With this in mind I have once again taken a hard-hitting look at the site stats to identify the top 10 most viewed articles of all time here on the blog. You longtime readers may recall the last time I did this this, the top ranking item was none other than my review of Smokey and the Bandit 3: Smokey is the Bandit. I know for many readers this revelation shook your faith in humanity to the very core (truly sorry about that : ) The good news, depending on your point of view, is that this year SATB3 has been dethroned! The bad news is that the new champ isn’t exactly Citizen Kane either . . . but then this wouldn’t be Fantasmo if Orson Welles appeared on the list (unless you count the time he lent his vocal talents to Transformers: The Movie).

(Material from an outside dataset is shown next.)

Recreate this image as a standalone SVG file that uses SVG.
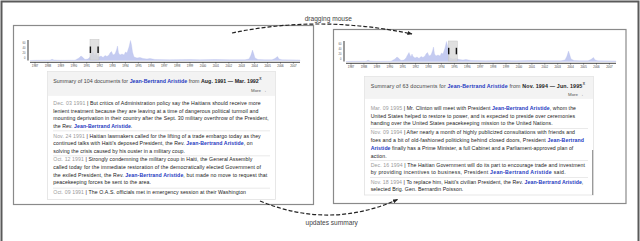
<svg xmlns="http://www.w3.org/2000/svg" width="640" height="241" viewBox="0 0 640 241">
<style>
text{font-family:"Liberation Sans","DejaVu Sans",Arial,sans-serif}
.panel{fill:#fff;stroke:#8a8a8a;stroke-width:1.2}
.box{fill:#fff;stroke:#e2e2e2;stroke-width:0.8}
.hdr{fill:#f3f3f3}
.ht{font-size:5.3px;fill:#444}
.b{font-weight:bold;fill:#222}
.nm{font-weight:bold;fill:#2438c0}
.tx{font-size:5.2px;fill:#222}
.dt{fill:#9a9a9a}
.more{font-size:4.4px;fill:#555}
.sep{stroke:#e4e4e4;stroke-width:0.8}
.yr{font-size:2.9px;fill:#444;text-anchor:middle}
.yl{font-size:2.6px;fill:#555;text-anchor:end}
.axis{stroke:#444;stroke-width:1}
.tick{stroke:#444;stroke-width:0.6}
.yax{stroke:#666;stroke-width:1.3}
.hist{fill:#c4cbf1;stroke:#b3bcec;stroke-width:0.3}
.brush{fill:#d8d8d8;fill-opacity:0.8;stroke:#c4c4c4;stroke-width:0.5}
.hdl{fill:#111}
.conn{fill:none;stroke:#222;stroke-width:1.2;stroke-dasharray:4 2}
.lbl{font-size:6.6px;fill:#444;text-anchor:middle}
</style>
<defs>
<marker id="ah" viewBox="0 0 10 10" refX="9" refY="5" markerWidth="5" markerHeight="5" orient="auto" markerUnits="userSpaceOnUse">
<path d="M0,1 L10,5 L0,9 Z" fill="#222"/>
</marker>
<path id="hist" class="hist" d="M30,60.5 L35,60.3 L50,60.2 L52,59.3 L54,60 L60,60.3 L75,60.2 L79,58 L81,56 L83,57.5 L85,59.5 L88,59 L90,57 L91,55 L93,51.5 L94,54 L95,56 L96,53 L97,55.5 L99,57 L101,56 L103,57.5 L105,55.5 L107,56.5 L109,55 L110,53 L111.5,51.5 L113,55 L115,54 L116.5,50 L117.5,46 L118.5,53 L120,55 L122,54 L124,55 L125.5,52 L127,53 L128,50 L129,47 L130.5,40.5 L131.5,45 L132.5,52 L134,57 L137,58 L140,57.5 L143,58.5 L147,59 L150,58.5 L155,59.5 L170,59.8 L190,59.6 L200,59.8 L215,59.5 L230,59.8 L245,59.8 L249,59 L251,55 L252.5,50 L253.5,53 L255,58 L258,59.5 L265,59.8 L272,59.8 L275,58.5 L277.5,56.5 L279,59 L282,59.8 L300,60 L300,60.5 Z"/>
<path id="ticks" class="tick" d="M35,62 v1.6 M47.9,62 v1.6 M60.8,62 v1.6 M73.8,62 v1.6 M86.7,62 v1.6 M99.6,62 v1.6 M112.5,62 v1.6 M125.4,62 v1.6 M138.4,62 v1.6 M151.3,62 v1.6 M164.2,62 v1.6 M177.1,62 v1.6 M190,62 v1.6 M203,62 v1.6 M215.9,62 v1.6 M228.8,62 v1.6 M241.7,62 v1.6 M254.6,62 v1.6 M267.6,62 v1.6 M280.5,62 v1.6 M293.4,62 v1.6"/>
<clipPath id="clipL"><rect x="47.5" y="71.5" width="228" height="124"/></clipPath>
</defs>

<path d="M1.5,241 V1.5 H638.5 V241" fill="none" stroke="#5a5a5a" stroke-width="2"/>

<g id="panel-left">
<rect class="panel" x="13.5" y="25.5" width="300" height="179"/>
<line class="yax" x1="28" y1="40" x2="28" y2="60.5"/>
<text class="yl" x="25.5" y="44.3">60</text>
<text class="yl" x="25.5" y="49.3">40</text>
<text class="yl" x="25.5" y="54.3">20</text>
<text class="yl" x="25.5" y="59.3">0</text>
<use href="#hist"/>
<rect class="brush" x="90" y="39.5" width="9" height="20.5"/>
<rect class="hdl" x="89.7" y="46.5" width="1.4" height="6.5"/>
<rect class="hdl" x="97.4" y="46.5" width="1.4" height="6.5"/>
<line class="axis" x1="30" y1="62.3" x2="300" y2="62.3"/>
<use href="#ticks"/>
<text class="yr" x="35" y="67">1987</text><text class="yr" x="47.9" y="67">1988</text><text class="yr" x="60.8" y="67">1989</text><text class="yr" x="73.8" y="67">1990</text><text class="yr" x="86.7" y="67">1991</text><text class="yr" x="99.6" y="67">1992</text><text class="yr" x="112.5" y="67">1993</text><text class="yr" x="125.4" y="67">1994</text><text class="yr" x="138.4" y="67">1995</text><text class="yr" x="151.3" y="67">1996</text><text class="yr" x="164.2" y="67">1997</text><text class="yr" x="177.1" y="67">1998</text><text class="yr" x="190" y="67">1999</text><text class="yr" x="203" y="67">2000</text><text class="yr" x="215.9" y="67">2001</text><text class="yr" x="228.8" y="67">2002</text><text class="yr" x="241.7" y="67">2003</text><text class="yr" x="254.6" y="67">2004</text><text class="yr" x="267.6" y="67">2005</text><text class="yr" x="280.5" y="67">2006</text><text class="yr" x="293.4" y="67">2007</text>
<rect class="box" x="47.5" y="71.5" width="228" height="128"/>
<rect class="hdr" x="47.9" y="71.9" width="227.2" height="24"/>
<text class="ht" x="53.3" y="82.8" textLength="205.5">Summary of 104 documents for <tspan class="nm">Jean-Bertrand Aristide</tspan> from <tspan class="b">Aug. 1991 — Mar. 1992</tspan></text>
<text class="ht" x="259.3" y="80.3" style="font-size:3.4px;font-weight:bold">X</text>
<text class="more" x="251" y="91.6">More →</text>
<g clip-path="url(#clipL)">
<text class="tx" x="53.3" y="105" textLength="207.4"><tspan class="dt">Dec. 03 1991</tspan> | But critics of Administration policy say the Haitians should receive more</text>
<text class="tx" x="53.3" y="112.7" textLength="205">lenient treatment because they are leaving at a time of dangerous political turmoil and</text>
<text class="tx" x="53.3" y="120.4" textLength="215.4">mounting deprivation in their country after the Sept. 30 military overthrow of the President,</text>
<text class="tx" x="53.3" y="128.1" textLength="79">the Rev. <tspan class="nm">Jean-Bertrand Aristide</tspan>.</text>
<line class="sep" x1="53" y1="130.8" x2="270" y2="130.8"/>
<text class="tx" x="53.3" y="137.5" textLength="207.4"><tspan class="dt">Nov. 24 1991</tspan> | Haitian lawmakers called for the lifting of a trade embargo today as they</text>
<text class="tx" x="53.3" y="145.2" textLength="199.4">continued talks with Haiti's deposed President, the Rev. <tspan class="nm">Jean-Bertrand Aristide</tspan>, on</text>
<text class="tx" x="53.3" y="152.9" textLength="131.7">solving the crisis caused by his ouster in a military coup.</text>
<line class="sep" x1="53" y1="155.8" x2="270" y2="155.8"/>
<text class="tx" x="53.3" y="161.2" textLength="199"><tspan class="dt">Oct. 12 1991</tspan> | Strongly condemning the military coup in Haiti, the General Assembly</text>
<text class="tx" x="53.3" y="168.9" textLength="207.7">called today for the immediate restoration of the democratically elected Government of</text>
<text class="tx" x="53.3" y="176.6" textLength="214">the exiled President, the Rev. <tspan class="nm">Jean-Bertrand Aristide</tspan>, but made no move to request that</text>
<text class="tx" x="53.3" y="184.3" textLength="97.7">peacekeeping forces be sent to the area.</text>
<line class="sep" x1="53" y1="188.2" x2="270" y2="188.2"/>
<text class="tx" x="53.3" y="194.4" textLength="192.7"><tspan class="dt">Oct. 09 1991</tspan> | The O.A.S. officials met in emergency session at their Washington</text>
</g>
</g>

<g id="panel-right">
<rect class="panel" x="333.5" y="29.5" width="292.5" height="174"/>
<line class="yax" x1="344" y1="41" x2="344" y2="61.5"/>
<text class="yl" x="341.5" y="45.3">60</text>
<text class="yl" x="341.5" y="50.3">40</text>
<text class="yl" x="341.5" y="55.3">20</text>
<text class="yl" x="341.5" y="60.3">0</text>
<use href="#hist" transform="translate(316,1)"/>
<rect class="brush" x="448.3" y="41" width="9" height="20"/>
<rect class="hdl" x="448" y="47.8" width="1.4" height="6.5"/>
<rect class="hdl" x="455.7" y="47.8" width="1.4" height="6.5"/>
<line class="axis" x1="346" y1="63.3" x2="616" y2="63.3"/>
<use href="#ticks" transform="translate(316,1)"/>
<text class="yr" x="351" y="68">1987</text><text class="yr" x="363.9" y="68">1988</text><text class="yr" x="376.8" y="68">1989</text><text class="yr" x="389.8" y="68">1990</text><text class="yr" x="402.7" y="68">1991</text><text class="yr" x="415.6" y="68">1992</text><text class="yr" x="428.5" y="68">1993</text><text class="yr" x="441.4" y="68">1994</text><text class="yr" x="454.4" y="68">1995</text><text class="yr" x="467.3" y="68">1996</text><text class="yr" x="480.2" y="68">1997</text><text class="yr" x="493.1" y="68">1998</text><text class="yr" x="506" y="68">1999</text><text class="yr" x="519" y="68">2000</text><text class="yr" x="531.9" y="68">2001</text><text class="yr" x="544.8" y="68">2002</text><text class="yr" x="557.7" y="68">2003</text><text class="yr" x="570.6" y="68">2004</text><text class="yr" x="583.6" y="68">2005</text><text class="yr" x="596.5" y="68">2006</text><text class="yr" x="609.4" y="68">2007</text>
<rect class="box" x="364.5" y="76.5" width="229" height="118.5"/>
<rect class="hdr" x="364.9" y="76.9" width="228.2" height="22"/>
<text class="ht" x="370.7" y="87.6" textLength="211.5">Summary of 63 documents for <tspan class="nm">Jean-Bertrand Aristide</tspan> from <tspan class="b">Nov. 1994 — Jun. 1995</tspan></text>
<text class="ht" x="582.7" y="85.1" style="font-size:3.4px;font-weight:bold">X</text>
<text class="more" x="568" y="96">More →</text>
<line x1="592.6" y1="150" x2="592.6" y2="195" stroke="#9a9a9a" stroke-width="1.2"/>
<text class="tx" x="370.7" y="110" textLength="205.3"><tspan class="dt">Mar. 09 1995</tspan> | Mr. Clinton will meet with President <tspan class="nm">Jean-Bertrand Aristide</tspan>, whom the</text>
<text class="tx" x="370.7" y="117.7" textLength="204.3">United States helped to restore to power, and is expected to preside over ceremonies</text>
<text class="tx" x="370.7" y="125.4" textLength="182">handing over the United States peacekeeping mission to the United Nations.</text>
<line class="sep" x1="370" y1="128.5" x2="588" y2="128.5"/>
<text class="tx" x="370.7" y="134.4" textLength="204.3"><tspan class="dt">Nov. 09 1994</tspan> | After nearly a month of highly publicized consultations with friends and</text>
<text class="tx" x="370.7" y="142.1" textLength="213.3">foes and a bit of old-fashioned politicking behind closed doors, President <tspan class="nm">Jean-Bertrand</tspan></text>
<text class="tx" x="370.7" y="149.8" textLength="202.6"><tspan class="nm">Aristide</tspan> finally has a Prime Minister, a full Cabinet and a Parliament-approved plan of</text>
<text class="tx" x="370.7" y="157.5" textLength="16">action.</text>
<line class="sep" x1="370" y1="160.5" x2="588" y2="160.5"/>
<text class="tx" x="370.7" y="166.7" textLength="214.3"><tspan class="dt">Dec. 16 1994</tspan> | The Haitian Government will do its part to encourage trade and investment</text>
<text class="tx" x="370.7" y="174.4" textLength="195">by providing incentives to business, President <tspan class="nm">Jean-Bertrand Aristide</tspan> said.</text>
<line class="sep" x1="370" y1="177.5" x2="588" y2="177.5"/>
<text class="tx" x="370.7" y="183.7" textLength="212.6"><tspan class="dt">Nov. 18 1994</tspan> | To replace him, Haiti's civilian President, the Rev. <tspan class="nm">Jean-Bertrand Aristide</tspan>,</text>
<text class="tx" x="370.7" y="191.3" textLength="92.6">selected Brig. Gen. Bernardin Poisson.</text>
</g>

<g id="connectors">
<path class="conn" d="M232,33 Q320,14.5 412,34" marker-end="url(#ah)"/>
<path class="conn" d="M260,201 Q330,229.8 397.5,199.5" marker-end="url(#ah)"/>
<text class="lbl" x="328.3" y="21.2">dragging mouse</text>
<text class="lbl" x="331.7" y="224.5">updates summary</text>
</g>
</svg>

Not to let the cat out of the bag, but (spoiler) the image at the top has something to do with the top spot on the list. You have been warned.

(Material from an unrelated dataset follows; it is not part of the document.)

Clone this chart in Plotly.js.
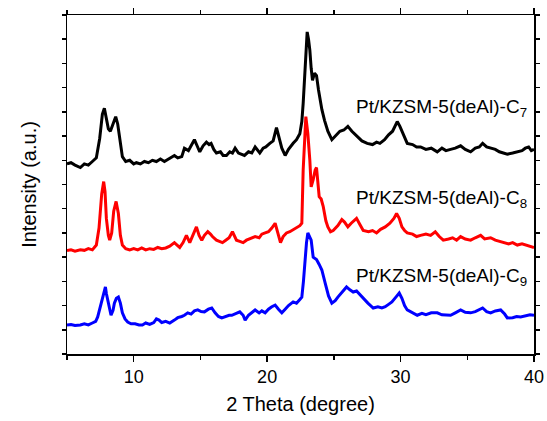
<!DOCTYPE html>
<html>
<head>
<meta charset="utf-8">
<script src="https://cdn.plot.ly/plotly-3.0.1.min.js"></script>
<style>html,body{margin:0;padding:0;background:#fff;}#chart{width:547px;height:421px;}</style>
</head>
<body>
<div id="chart"></div>
<script>
// 2 Theta (degree) and offset intensities (a.u.)
const xC7 = [5.0,5.3,5.6,6.0,6.3,6.6,6.9,7.2,7.45,7.65,7.8,7.95,8.1,8.25,8.45,8.65,8.8,9.0,9.15,9.4,9.7,10.0,10.2,10.5,10.8,11.1,11.4,11.7,12.0,12.3,12.45,12.7,13.05,13.3,13.6,13.8,14.1,14.3,14.55,14.75,14.95,15.2,15.45,15.65,15.8,16.0,16.2,16.5,16.7,16.95,17.2,17.4,17.6,17.85,18.05,18.3,18.6,18.85,19.1,19.3,19.45,19.7,19.9,20.2,20.45,20.7,20.85,21.1,21.35,21.6,21.95,22.2,22.45,22.6,22.7,22.85,23.0,23.1,23.2,23.3,23.4,23.55,23.7,23.85,23.95,24.1,24.3,24.55,24.85,25.1,25.45,25.75,26.05,26.35,26.7,27.1,27.5,27.9,28.2,28.45,28.8,29.1,29.4,29.75,29.95,30.1,30.3,30.5,30.9,31.2,31.5,31.9,32.3,32.75,33.1,33.4,33.75,34.1,34.5,34.85,35.25,35.6,35.9,36.15,36.45,36.75,37.1,37.4,37.7,38.0,38.4,38.75,39.1,39.35,39.6,39.8,40.0];
const yC7 = [7.85,7.9,7.8,7.7,7.85,7.8,7.95,8.1,8.9,9.9,10.15,9.7,9.3,9.2,9.5,9.8,9.5,8.6,8.15,7.95,8.0,7.85,7.9,7.85,7.95,7.9,8.0,7.95,8.05,7.95,8.0,8.1,8.2,8.1,8.15,8.5,8.4,8.6,8.85,8.6,8.35,8.6,8.75,8.65,8.7,8.45,8.3,8.35,8.2,8.2,8.35,8.3,8.5,8.3,8.25,8.2,8.35,8.3,8.55,8.4,8.3,8.5,8.55,8.7,8.8,9.35,9.0,8.5,8.2,8.45,8.7,8.85,9.1,9.6,10.35,12.0,13.3,13.0,12.55,11.8,11.3,11.6,11.5,10.9,10.5,10.1,9.65,9.2,8.85,9.0,9.2,9.25,9.4,9.2,9.0,8.8,8.7,8.65,8.75,8.7,8.85,9.05,9.2,9.6,9.4,9.2,8.9,8.7,8.65,8.55,8.55,8.45,8.5,8.35,8.5,8.4,8.45,8.5,8.6,8.45,8.35,8.5,8.55,8.7,8.55,8.5,8.45,8.35,8.3,8.25,8.3,8.35,8.4,8.5,8.55,8.4,8.45];

const xC8 = [5.0,5.3,5.6,6.0,6.3,6.6,6.9,7.2,7.4,7.6,7.75,7.85,7.95,8.1,8.2,8.35,8.5,8.68,8.85,9.0,9.15,9.4,9.7,10.0,10.3,10.6,10.9,11.2,11.5,11.8,12.1,12.4,12.7,13.05,13.25,13.45,13.7,13.95,14.2,14.45,14.7,14.9,15.1,15.3,15.55,15.75,15.9,16.2,16.45,16.65,16.9,17.15,17.4,17.55,17.7,17.95,18.2,18.45,18.7,19.1,19.4,19.6,19.85,20.1,20.35,20.6,20.8,21.0,21.2,21.45,21.7,22.0,22.2,22.45,22.6,22.7,22.9,23.05,23.2,23.3,23.45,23.6,23.7,23.8,23.9,24.05,24.2,24.4,24.55,24.75,24.95,25.3,25.6,25.8,26.05,26.3,26.7,26.95,27.2,27.6,27.9,28.2,28.5,28.85,29.2,29.5,29.7,29.9,30.1,30.3,30.5,30.9,31.2,31.5,31.9,32.25,32.6,32.9,33.2,33.6,33.9,34.2,34.5,34.85,35.25,35.6,36.0,36.3,36.75,37.1,37.4,37.7,38.1,38.4,38.75,39.1,39.4,39.7,40.0];
const yC8 = [4.27,4.3,4.25,4.3,4.28,4.35,4.3,4.5,5.2,6.6,7.12,6.7,5.6,4.9,4.7,5.0,5.9,6.3,5.8,4.9,4.5,4.35,4.3,4.35,4.3,4.38,4.3,4.35,4.32,4.4,4.35,4.38,4.45,4.6,4.5,4.4,4.6,4.9,4.6,4.95,5.25,4.9,4.7,4.9,5.05,4.95,4.85,4.7,4.65,4.6,4.7,4.8,5.05,4.85,4.7,4.65,4.6,4.7,4.75,4.85,4.8,4.95,5.0,5.05,5.2,5.4,5.0,4.6,4.85,5.0,5.05,5.15,5.25,5.3,5.4,7.6,9.8,9.1,8.0,6.9,7.2,7.6,7.7,7.1,6.5,6.4,6.1,5.5,5.25,5.05,5.1,5.3,5.55,5.45,5.25,5.4,5.6,5.35,5.1,5.05,5.1,5.0,5.15,5.25,5.4,5.6,5.8,5.6,5.25,5.1,5.0,4.95,4.85,4.9,4.95,4.9,5.05,4.85,4.7,4.75,4.8,4.7,4.85,4.75,4.7,4.8,4.9,4.75,4.8,4.7,4.65,4.6,4.55,4.6,4.5,4.55,4.5,4.42,4.4];

const xC9 = [5.0,5.3,5.6,6.0,6.3,6.6,6.9,7.15,7.3,7.5,7.65,7.8,7.88,7.95,8.05,8.15,8.3,8.45,8.55,8.7,8.85,9.0,9.15,9.35,9.55,9.8,10.1,10.4,10.65,10.9,11.2,11.5,11.7,11.9,12.1,12.4,12.7,13.05,13.3,13.6,13.8,14.05,14.3,14.55,14.8,15.05,15.3,15.6,15.85,16.1,16.35,16.6,16.9,17.15,17.35,17.7,17.95,18.2,18.35,18.6,18.85,19.1,19.4,19.6,19.85,20.1,20.35,20.6,20.85,21.1,21.35,21.6,21.95,22.2,22.45,22.6,22.72,22.83,22.95,23.05,23.2,23.3,23.45,23.6,23.7,23.9,24.1,24.35,24.6,24.85,25.1,25.3,25.6,25.95,26.2,26.45,26.7,26.95,27.25,27.55,27.95,28.3,28.6,28.85,29.1,29.35,29.65,29.9,30.1,30.3,30.5,30.9,31.25,31.6,31.9,32.3,32.75,33.1,33.4,33.75,34.1,34.5,34.85,35.25,35.6,35.9,36.15,36.45,36.75,37.1,37.5,37.8,38.0,38.4,38.7,39.0,39.3,39.7,40.0];
const yC9 = [1.2,1.22,1.18,1.2,1.25,1.2,1.28,1.35,1.53,2.0,2.35,2.6,2.77,2.5,2.23,1.9,1.6,1.8,2.1,2.3,2.35,2.1,1.7,1.45,1.32,1.25,1.25,1.2,1.2,1.28,1.22,1.3,1.45,1.4,1.3,1.35,1.28,1.4,1.5,1.55,1.6,1.7,1.65,1.78,1.82,1.75,1.74,1.85,1.9,1.7,1.55,1.49,1.55,1.6,1.6,1.7,1.74,1.6,1.4,1.6,1.7,1.82,1.7,1.78,1.7,1.85,1.95,2.02,1.85,1.7,1.85,2.0,2.15,2.1,2.25,2.35,3.0,3.9,4.6,5.0,4.85,4.7,4.0,3.95,3.9,3.7,3.47,2.93,2.4,2.1,2.2,2.35,2.55,2.77,2.65,2.56,2.6,2.45,2.25,2.1,1.9,1.95,1.9,1.95,2.05,2.15,2.35,2.52,2.3,2.0,1.82,1.7,1.6,1.68,1.62,1.7,1.7,1.62,1.6,1.6,1.7,1.82,1.72,1.7,1.75,1.85,1.9,1.75,1.7,1.78,1.82,1.65,1.49,1.5,1.55,1.53,1.58,1.62,1.6];

const sampleLabels = ['Pt/KZSM-5(deAl)-C<sub>7</sub>','Pt/KZSM-5(deAl)-C<sub>8</sub>','Pt/KZSM-5(deAl)-C<sub>9</sub>'];
const seriesColors = ['#000000','#ff0000','#0000ff'];

const FONT = 'Liberation Sans, Arial, sans-serif';
const xs = [xC7, xC8, xC9];
const ys = [yC7, yC8, yC9];

const traces = xs.map((x, i) => ({
  type: 'scatter', mode: 'lines', x: x, y: ys[i],
  line: {color: seriesColors[i], width: 3},
  name: sampleLabels[i], hoverinfo: 'skip'
}));

const labelY = [10.15, 6.4, 3.2];
const annotations = sampleLabels.map((t, i) => ({
  x: 39.6, y: labelY[i], xref: 'x', yref: 'y',
  xanchor: 'right', yanchor: 'middle', showarrow: false,
  text: t, font: {family: FONT, size: 19, color: '#000'}
}));

const layout = {
  width: 547, height: 421,
  margin: {l: 67, r: 13, t: 15, b: 67},
  paper_bgcolor: '#fff', plot_bgcolor: '#fff',
  showlegend: false,
  font: {family: FONT, color: '#000'},
  xaxis: {
    range: [5, 40], dtick: 10, tick0: 0,
    ticks: 'outside', ticklen: 6, tickwidth: 1.5, tickcolor: '#000',
    minor: {dtick: 5, tick0: 0, ticks: 'outside', ticklen: 4, tickwidth: 1.5, tickcolor: '#000'},
    showline: true, linecolor: '#000', linewidth: 1.5, mirror: 'ticks',
    showgrid: false, zeroline: false,
    tickfont: {family: FONT, size: 18, color: '#000'},
    title: {text: '2 Theta (degree)', font: {family: FONT, size: 20, color: '#000'}, standoff: 11}
  },
  yaxis: {
    range: [0, 14], dtick: 1, tick0: 0,
    ticks: 'outside', ticklen: 4, tickwidth: 1.5, tickcolor: '#000',
    showticklabels: false,
    showline: true, linecolor: '#000', linewidth: 1.5, mirror: 'ticks',
    showgrid: false, zeroline: false,
    title: {text: 'Intensity (a.u.)', font: {family: FONT, size: 20, color: '#000'}, standoff: 19}
  },
  annotations: annotations
};

Plotly.newPlot('chart', traces, layout, {displayModeBar: false, staticPlot: true});
</script>
</body>
</html>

So without any further ado, I give you the Fantasmo Top 10 . . .
#10: Doc Savage: The Man of Bronze: Rob and I screened this at last year’s Schlock-O-Thon Anniversary special to a delighted crowd. Some call this a dreadful adaptation of a classic pulp hero, but we found it to be an entertaining 1970’s cousin to the much-heralded cult classic The Adventures of Buckaroo Banzai Across the 8th Dimension.
#9: The Keep: One of the rare critical misfires from celebrated director Michael Mann. The Keep is a surreal adaptation of the F. Paul Wilson novel of the same name, which bears little resemblance to the source material and one of the most questionable rubber suited monsters of the 80’s.
#8: The Cinema of Joe Don Baker: After getting a terrific response to a survey of the cinematic works of the incomparable Lee Majors (see #4), I thought I’d take a closer look at the canon of Walking Tall megastar Joe Don Baker. Apparently there are hordes of Baker groupies out there, skyrocketing this article to #8 on the all-time list.
#7: The Henriksen Principle of Elevation: Early last summer I participated in author John Kenneth Muir’s blog-a-thon celebrating the release of the official biography of character actor Lance Henriksen. In my contribution I discussed the phenomenon in which Henriksen, by investing himself completely in every role he accepts, elevates otherwise not so fantastic films to a higher level through his mere presence.
#6: The Island: I was really happy to see this one still made the list. One of the craziest bombs from the 80’s, and most certainly one of the most fun reviews I’ve posted.
#5: Smokey is the Bandit 3: Oh how the mighty have fallen, but at least it still made the list!
#4: The Cinema of Lee Majors: I posted this after seeing a Lee Majors Viking film on Netflix. This led me to ask two important questions, which readers also found equally intriguing. First: There was a Viking film starring Lee Majors? Second: Lee Majors actually starred in theatrical films? The answer to both was a surprising, and resounding yes!
#3: Highlander II: The Quickening: Rob will not even acknowledge the existence of this film, but I find it far preferable to the later sequels and television series. The filmmakers sought to answer the mystery behind the immortals, and the answer they supplied was one of the most infamous missteps in the history of cult cinema. Fascinatingly awful.
#2: Up the Academy: Possibly the worst movie ever made. So bad MAD Magazine had their name officially removed from the credits. Yes, that bad.
#1: Cool As Ice: The Internet searchers have once again done themselves proud by putting one of the most notorious films in Fantasmo history at the top of the list. Vanilla Ice’s stab at becoming a leading man. Be afraid. Be very afraid.
So there you have it blog visitors new and seasoned, a slice of the most statistically beloved Fantasmo postings. This will either serve as a reminder of why you love Fantasmo so much, or a cold bucket of water style wake-up call that you’re spending way too much time contemplating the cinematic importance of Joe Don Baker. Enjoy!